Questions whose title don't include English words are kept out of the hot questions list, but this is only done for foreign language sites, so it doesn't apply to Puzzling. I don't think keeping this particular question out of the hot list based on its title would make much sense, though: at the scale of questions that do filter into the hot list, this title is descriptive — it clearly conveys “decipher a bunch of symbols”.
I'm afraid your proposed title “Clue for Security to the Party part 12” isn't much better. The question is self-contained, after all — the fact that it's related to “Security to the party part 12” doesn't say anything about the nature of the puzzle and isn't necessary to solve it.
Titles like “The Security to the Party [Part 34]” (and I wish I was joking, but I'm not) are a worse problem. We have about 30 questions whose title says nothing about the nature of the question. And it's getting to be a more and more widespread problem: we have ”Murder of the President - Part 5“, “Name that entity (4)”, “What Am I - Riddle Part 7”, ...

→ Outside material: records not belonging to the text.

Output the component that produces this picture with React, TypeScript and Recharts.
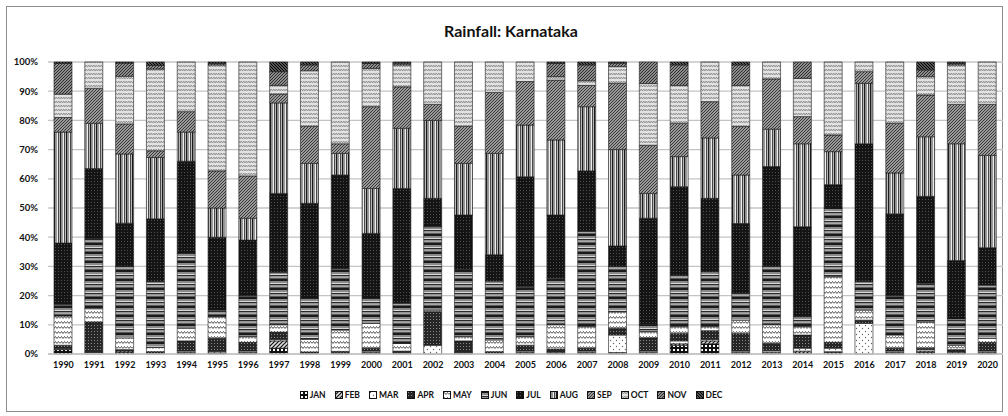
import { BarChart, Bar, XAxis, YAxis, CartesianGrid } from 'recharts';

const years = [
  '1990', '1991', '1992', '1993', '1994', '1995', '1996', '1997', '1998', '1999', '2000',
  '2001', '2002', '2003', '2004', '2005', '2006', '2007', '2008', '2009', '2010',
  '2011', '2012', '2013', '2014', '2015', '2016', '2017', '2018', '2019', '2020',
];

const months = ['JAN', 'FEB', 'MAR', 'APR', 'MAY', 'JUN', 'JUL', 'AUG', 'SEP', 'OCT', 'NOV', 'DEC'];

// share of annual rainfall (%)
const jan = [1.5, 0, 0.5, 0, 0.2, 0.3, 0.2, 2, 0, 0, 0.2, 0, 0, 0, 0, 0.3, 0.2, 0.2, 0.2, 0, 3, 3.5, 0.2, 0.2, 0.3, 0.5, 0, 0.2, 0.5, 0.2, 0.2];
const feb = [0.3, 0, 0.5, 0, 0.3, 0.1, 0.3, 2.5, 0, 0.2, 0.3, 0.2, 0, 0.2, 0, 0.2, 0.2, 0.3, 0.3, 0.5, 0.5, 1, 0.3, 0.4, 0.7, 0.3, 0, 0.3, 0.5, 0.2, 0.3];
const mar = [0.2, 0.5, 0.2, 0.3, 0.5, 0.5, 0.5, 0.5, 0.2, 0.2, 0.5, 0.3, 3, 0.3, 0.3, 0.5, 0.3, 0.5, 6, 0.5, 1, 0.5, 0.5, 0.5, 1, 1.2, 10.5, 0.5, 0.5, 0.3, 0.5];
const apr = [1, 10.5, 0.3, 0.5, 3.5, 4.5, 3, 2.5, 0.5, 0.5, 1, 0.5, 11.5, 4, 0.5, 2, 1, 1, 2.3, 4.5, 2.5, 3, 6, 2.5, 4.5, 2, 1.1, 1, 0.5, 0.8, 3];
const may = [10, 4.5, 4, 1.5, 4.3, 7.4, 2, 2.5, 4.3, 7.3, 8.5, 2.6, 0.5, 1.5, 4, 3, 8.3, 7.4, 5.7, 2.2, 2.4, 1.4, 4.6, 6.4, 2.9, 22.5, 3.4, 4.5, 9, 1.5, 1.4];
const jun = [4, 24, 24.6, 22.5, 25.7, 2.2, 14, 18, 14, 21.1, 8.5, 13.8, 28.6, 23, 20.2, 17, 16, 32.6, 15.5, 2.3, 17.6, 18.8, 9.2, 20, 3.4, 23.5, 9.8, 13.5, 13.2, 9, 18.2];
const jul = [21, 24, 14.7, 21.5, 31.5, 25, 19, 27, 32.6, 32, 22.3, 39.3, 9.7, 18.6, 9, 37.7, 21.6, 20.7, 7, 36.5, 30.3, 25.1, 23.9, 34.2, 30.8, 8, 47.2, 28, 29.8, 20, 12.8];
const aug = [38, 15.5, 23.7, 21, 10, 10, 7.5, 31, 13.7, 7.4, 15.4, 20.6, 26.7, 17.7, 34.7, 17.7, 25.7, 22, 33, 8.5, 10.3, 20.7, 16.6, 12.8, 28.4, 11.3, 20.7, 14, 20.4, 40, 31.6];
const sep = [5, 12, 10.3, 2.3, 7, 12.7, 14.5, 3, 12.7, 3.3, 28, 14.2, 5.5, 12.7, 20.9, 14.9, 20.5, 7.3, 22.7, 16.5, 11.4, 12.4, 16.6, 17.2, 9.3, 5.7, 4, 17, 14.3, 13.5, 17.5];
const oct = [8, 9, 16.3, 28, 17, 36.3, 39, 3, 19, 28, 13.1, 7.5, 14.5, 22, 10.4, 6.7, 1.2, 1.6, 5.7, 21.1, 13, 13.6, 14.1, 5.8, 13.1, 25, 3.3, 21, 6.3, 13.5, 14.5];
const nov = [10.5, 0, 4.5, 1.2, 0, 0.5, 0, 4.7, 2, 0, 1.7, 0.6, 0, 0, 0, 0, 4.5, 5.4, 1.2, 7.4, 7, 0, 7, 0, 5.6, 0, 0, 0, 2.3, 0.5, 0];
const dec = [0.5, 0, 0.4, 1.2, 0, 0.5, 0, 3.3, 1, 0, 0.5, 0.4, 0, 0, 0, 0, 0.5, 1, 0.4, 0, 1, 0, 1, 0, 0, 0, 0, 0, 2.7, 0.5, 0];

const yTicks = [0, 0.1, 0.2, 0.3, 0.4, 0.5, 0.6, 0.7, 0.8, 0.9, 1];

const monthValues = [jan, feb, mar, apr, may, jun, jul, aug, sep, oct, nov, dec];

const data = years.map((year, i) => {
  const row: Record<string, string | number> = { year };
  months.forEach((m, k) => {
    row[m] = monthValues[k][i];
  });
  return row;
});

const FONT = 'Lato, "Open Sans", sans-serif';

const Patterns = () => (
  <svg width={0} height={0} style={{ position: 'absolute' }}>
    <defs>
      <pattern id="pat-JAN" width="4" height="4" patternUnits="userSpaceOnUse">
        <rect width="4" height="4" fill="#111" />
        <rect x="1" y="1" width="2" height="2" fill="#fff" />
      </pattern>
      <pattern id="pat-FEB" width="4" height="4" patternUnits="userSpaceOnUse">
        <rect width="4" height="4" fill="#ddd" />
        <path d="M0,4 L4,0 M-1,1 L1,-1 M3,5 L5,3" stroke="#111" strokeWidth="1.2" />
      </pattern>
      <pattern id="pat-MAR" width="6" height="6" patternUnits="userSpaceOnUse">
        <rect width="6" height="6" fill="#fff" />
        <circle cx="1.5" cy="1.5" r="0.7" fill="#666" />
        <circle cx="4.5" cy="4.5" r="0.7" fill="#666" />
      </pattern>
      <pattern id="pat-APR" width="3" height="3" patternUnits="userSpaceOnUse">
        <rect width="3" height="3" fill="#262626" />
        <rect x="1" y="1" width="1" height="1" fill="#8a8a8a" />
      </pattern>
      <pattern id="pat-MAY" width="6" height="5" patternUnits="userSpaceOnUse">
        <rect width="6" height="5" fill="#fff" />
        <path d="M0,3.5 L1.5,1.5 L3,3.5 L4.5,1.5 L6,3.5" fill="none" stroke="#444" strokeWidth="0.9" />
      </pattern>
      <pattern id="pat-JUN" width="6" height="9" patternUnits="userSpaceOnUse">
        <rect width="6" height="9" fill="#d8d8d8" />
        <rect y="0" width="6" height="2" fill="#1a1a1a" />
        <rect y="2" width="6" height="2" fill="#8a8a8a" />
        <rect y="5" width="6" height="1.5" fill="#2a2a2a" />
        <rect y="6.5" width="6" height="1.5" fill="#a8a8a8" />
        <rect y="8" width="6" height="1" fill="#5a5a5a" />
      </pattern>
      <pattern id="pat-JUL" width="3" height="3" patternUnits="userSpaceOnUse">
        <rect width="3" height="3" fill="#141414" />
        <rect x="1" y="1" width="1" height="1" fill="#505050" />
      </pattern>
      <pattern id="pat-AUG" width="6" height="6" patternUnits="userSpaceOnUse">
        <rect width="6" height="6" fill="#eee" />
        <rect x="0" width="1.5" height="6" fill="#1a1a1a" />
        <rect x="1.5" width="1.5" height="6" fill="#999" />
        <rect x="4" width="1" height="6" fill="#484848" />
        <rect x="5" width="1" height="6" fill="#b8b8b8" />
      </pattern>
      <pattern id="pat-SEP" width="3" height="3" patternUnits="userSpaceOnUse">
        <rect width="3" height="3" fill="#9a9a9a" />
        <path d="M0,3 L3,0 M-1,1 L1,-1 M2,4 L4,2" stroke="#383838" strokeWidth="1" />
      </pattern>
      <pattern id="pat-OCT" width="5" height="4" patternUnits="userSpaceOnUse">
        <rect width="5" height="4" fill="#e2e2e2" />
        <path d="M0,3 L1.25,1 L2.5,3 L3.75,1 L5,3" fill="none" stroke="#8a8a8a" strokeWidth="0.9" />
      </pattern>
      <pattern id="pat-NOV" width="3" height="3" patternUnits="userSpaceOnUse">
        <rect width="3" height="3" fill="#8c8c8c" />
        <path d="M0,3 L3,0 M-1,1 L1,-1 M2,4 L4,2" stroke="#2e2e2e" strokeWidth="1" />
      </pattern>
      <pattern id="pat-DEC" width="3" height="3" patternUnits="userSpaceOnUse">
        <rect width="3" height="3" fill="#555" />
        <path d="M0,0 L3,3 M-1,2 L1,4 M2,-1 L4,1" stroke="#000" strokeWidth="1" />
      </pattern>
    </defs>
  </svg>
);

export default function App() {
  return (
    <div
      style={{
        position: 'absolute',
        left: 0,
        top: 0,
        width: 1008,
        height: 416,
        background: '#fff',
        fontFamily: FONT,
      }}
    >
      <Patterns />
      <div
        style={{
          position: 'absolute',
          left: 6,
          top: 6,
          width: 995,
          height: 404,
          border: '1.5px solid #8c8c8c',
        }}
      />
      <div
        style={{
          position: 'absolute',
          top: 21,
          left: 0,
          width: 1022,
          textAlign: 'center',
          fontSize: 16,
          fontWeight: 700,
          color: '#111',
        }}
      >
        Rainfall: Karnataka
      </div>
      <div style={{ position: 'absolute', left: 0, top: 0 }}>
        <BarChart
          width={1008}
          height={416}
          data={data}
          stackOffset="expand"
          barSize={18}
          margin={{ top: 62, right: 5, bottom: 32, left: 8 }}
        >
          <CartesianGrid vertical={false} stroke="#c4c4c4" strokeWidth={1.3} />
          <XAxis
            dataKey="year"
            interval={0}
            height={30}
            axisLine={{ stroke: '#c4c4c4', strokeWidth: 1.3 }}
            tickLine={false}
            tick={{ fontSize: 9, fontWeight: 700, fill: '#111', fontFamily: FONT }}
          />
          <YAxis
            width={40}
            domain={[0, 1]}
            ticks={yTicks}
            tickFormatter={(v: number) => `${Math.round(v * 100)}%`}
            axisLine={false}
            tickLine={false}
            tickMargin={4}
            tick={{ fontSize: 9.5, fontWeight: 700, fill: '#111', fontFamily: FONT }}
          />
          {months.map((m) => (
            <Bar
              key={m}
              dataKey={m}
              stackId="rain"
              fill={`url(#pat-${m})`}
              stroke="#1a1a1a"
              strokeWidth={0.6}
              isAnimationActive={false}
            />
          ))}
        </BarChart>
      </div>
      <div
        style={{
          position: 'absolute',
          top: 390,
          left: 0,
          width: 1022,
          display: 'flex',
          justifyContent: 'center',
          gap: 9,
          fontSize: 8.5,
          fontWeight: 700,
          color: '#111',
        }}
      >
        {months.map((m) => (
          <span key={m} style={{ display: 'flex', alignItems: 'center', gap: 2 }}>
            <svg width={8} height={8}>
              <rect x={0.5} y={0.5} width={7} height={7} fill={`url(#pat-${m})`} stroke="#111" strokeWidth={1} />
            </svg>
            {m}
          </span>
        ))}
      </div>
    </div>
  );
}
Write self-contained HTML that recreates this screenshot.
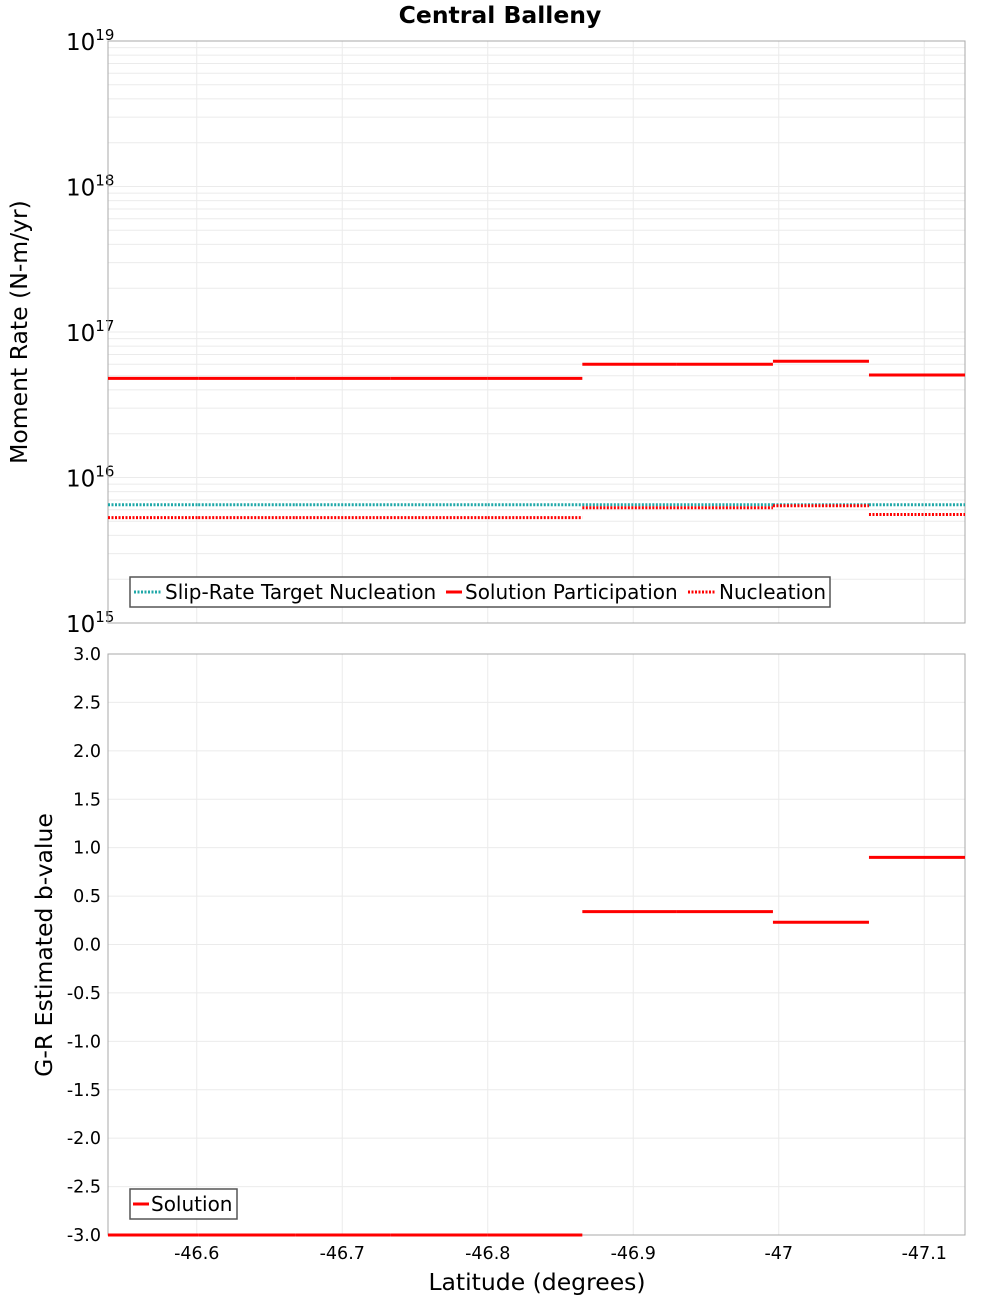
<!DOCTYPE html>
<html><head><meta charset="utf-8"><style>
body{margin:0;background:#fff;width:1000px;height:1300px;overflow:hidden;font-family:"DejaVu Sans","Liberation Sans",sans-serif}
</style></head><body>
<svg id="chart" width="1000" height="1300" xmlns="http://www.w3.org/2000/svg" font-family="DejaVu Sans, Liberation Sans, sans-serif" style="position:absolute;left:0;top:0">
<text x="500" y="23" text-anchor="middle" font-size="23.5" font-weight="bold">Central Balleny</text>
<g id="topPlot"></g><g id="botPlot"></g>
</svg>
<script>
const latBounds=[-46.539,-46.601,-46.668,-46.733,-46.800,-46.865,-46.930,-46.996,-47.062,-47.128];
const solutionParticipation=[4.8e16,4.8e16,4.8e16,4.8e16,4.8e16,6.0e16,6.0e16,6.3e16,5.06e16];
const targetNucleation=[6.5e15,6.5e15,6.5e15,6.5e15,6.5e15,6.5e15,6.5e15,6.5e15,6.5e15];
const nucleation=[5.3e15,5.3e15,5.3e15,5.3e15,5.3e15,6.2e15,6.2e15,6.4e15,5.57e15];
const bValues=[-3,-3,-3,-3,-3,0.34,0.34,0.23,0.9];
const xTicks=[-46.6,-46.7,-46.8,-46.9,-47,-47.1];
const xTickLabels=["-46.6","-46.7","-46.8","-46.9","-47","-47.1"];
const logDecades=[15,16,17,18,19];
const bTicks=[3,2.5,2,1.5,1,0.5,0,-0.5,-1,-1.5,-2,-2.5,-3];

const NS='http://www.w3.org/2000/svg';
const L=108,R=965;
const xs=v=>L+(v-(-46.539))/(-47.128-(-46.539))*(R-L);
const yTop=v=>623-(Math.log10(v)-15)/4*(623-41);
const yBot=v=>1235-(v+3)/6*(1235-654);
function el(p,t,a){const e=document.createElementNS(NS,t);for(const k in a)e.setAttribute(k,a[k]);p.appendChild(e);return e;}
const topG=document.getElementById('topPlot'),botG=document.getElementById('botPlot');

for(let d=15;d<19;d++)for(let m=1;m<10;m++){const y=yTop(m*Math.pow(10,d));
 const g=el(topG,'line',{x1:L,x2:R,y1:y,y2:y,stroke:'#ebebeb','stroke-width':1});
 
 }
xTicks.forEach(t=>{[topG,botG].forEach((p,i)=>{const g=el(p,'line',{x1:xs(t),x2:xs(t),y1:i?654:41,y2:i?1235:623,stroke:'#ebebeb'});
 
 });});
bTicks.forEach(t=>{const g=el(botG,'line',{x1:L,x2:R,y1:yBot(t),y2:yBot(t),stroke:'#ebebeb'});
 
 
 const tx=el(botG,'text',{x:101,y:yBot(t)+6,'text-anchor':'end','font-size':17.5});tx.textContent=t.toFixed(1);
 
 });
logDecades.forEach(d=>{const tx=el(topG,'text',{x:66,y:yTop(Math.pow(10,d))+9,'font-size':23});
 
 
 tx.textContent='10';const s=el(tx,'tspan',{dy:-10,'font-size':15});s.textContent=String(d);});
[[41,623],[654,1235]].forEach(([a,b],i)=>{const f=el(i?botG:topG,'rect',{x:L,y:a,width:R-L,height:b-a,fill:'none',stroke:'#a8a8a8'});
 
 });
xTicks.forEach((t,i)=>{const tx=el(botG,'text',{x:xs(t),y:1259,'text-anchor':'middle','font-size':17.5});tx.textContent=xTickLabels[i];
 
 });

function series(p,vals,yf,color,dash,name,w){for(let i=0;i<vals.length;i++){
 const a={x1:xs(latBounds[i]),x2:xs(latBounds[i+1]),y1:yf(vals[i]),y2:yf(vals[i]),stroke:color,'stroke-width':w};
 if(dash)a['stroke-dasharray']=dash;const l=el(p,'line',a);
 
 }}
series(topG,targetNucleation,yTop,'#1fa8a8','2,1.5','target-nucleation-segment',3);
series(topG,nucleation,yTop,'#ff0000','2,1.5','nucleation-segment',3);
series(topG,solutionParticipation,yTop,'#ff0000',null,'solution-participation-segment',3);
series(botG,bValues,yBot,'#ff0000',null,'b-value-segment',3);
</script>
<svg style="position:absolute;left:0;top:0" width="1000" height="1300" font-family="DejaVu Sans, Liberation Sans, sans-serif">
<g>
<rect x="130" y="577" width="700" height="30" fill="#fff" stroke="#555" stroke-width="1.5"/>
<line x1="134" x2="161" y1="592" y2="592" stroke="#1fa8a8" stroke-width="3" stroke-dasharray="2,1.5"/>
<text x="165" y="599" font-size="20">Slip-Rate Target Nucleation</text>
<line x1="446" x2="462" y1="592" y2="592" stroke="#ff0000" stroke-width="3"/>
<text x="465" y="599" font-size="20">Solution Participation</text>
<line x1="688" x2="716" y1="592" y2="592" stroke="#ff0000" stroke-width="3" stroke-dasharray="2,1.5"/>
<text x="719" y="599" font-size="20">Nucleation</text>
</g>
<g>
<rect x="130" y="1189" width="107" height="30" fill="#fff" stroke="#555" stroke-width="1.5"/>
<line x1="133" x2="149" y1="1204" y2="1204" stroke="#ff0000" stroke-width="3"/>
<text x="151" y="1211" font-size="20">Solution</text>
</g>
<text transform="translate(27,332) rotate(-90)" text-anchor="middle" font-size="23.5">Moment Rate (N-m/yr)</text>
<text transform="translate(52,945) rotate(-90)" text-anchor="middle" font-size="23.5">G-R Estimated b-value</text>
<text x="537" y="1290" text-anchor="middle" font-size="23.5">Latitude (degrees)</text>
</svg>
</body></html>
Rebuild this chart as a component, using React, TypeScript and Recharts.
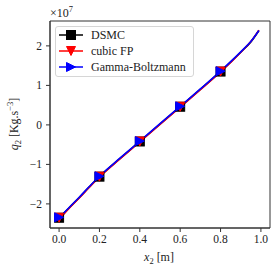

One of the reasons to have unique, descriptive titles is that they are very helpful when searching existing questions. Stack Exchange exists so that questions can be searched. We now have hundreds of indistinctive puzzles. Like hundreds of sites over the Internet.
These interchangeable “brainteaser” questions have completely overwhelmed the site, even though they're officially off-topic. They're drowning out the questions about puzzles. This site has all but become Yahoo! Puzzles.
Some aspects of Stack Exchange still work — voting serves as a poll on brainteaser answers. But Stack Exchange isn't about polls. The bad titles are one more nail in this site's coffin.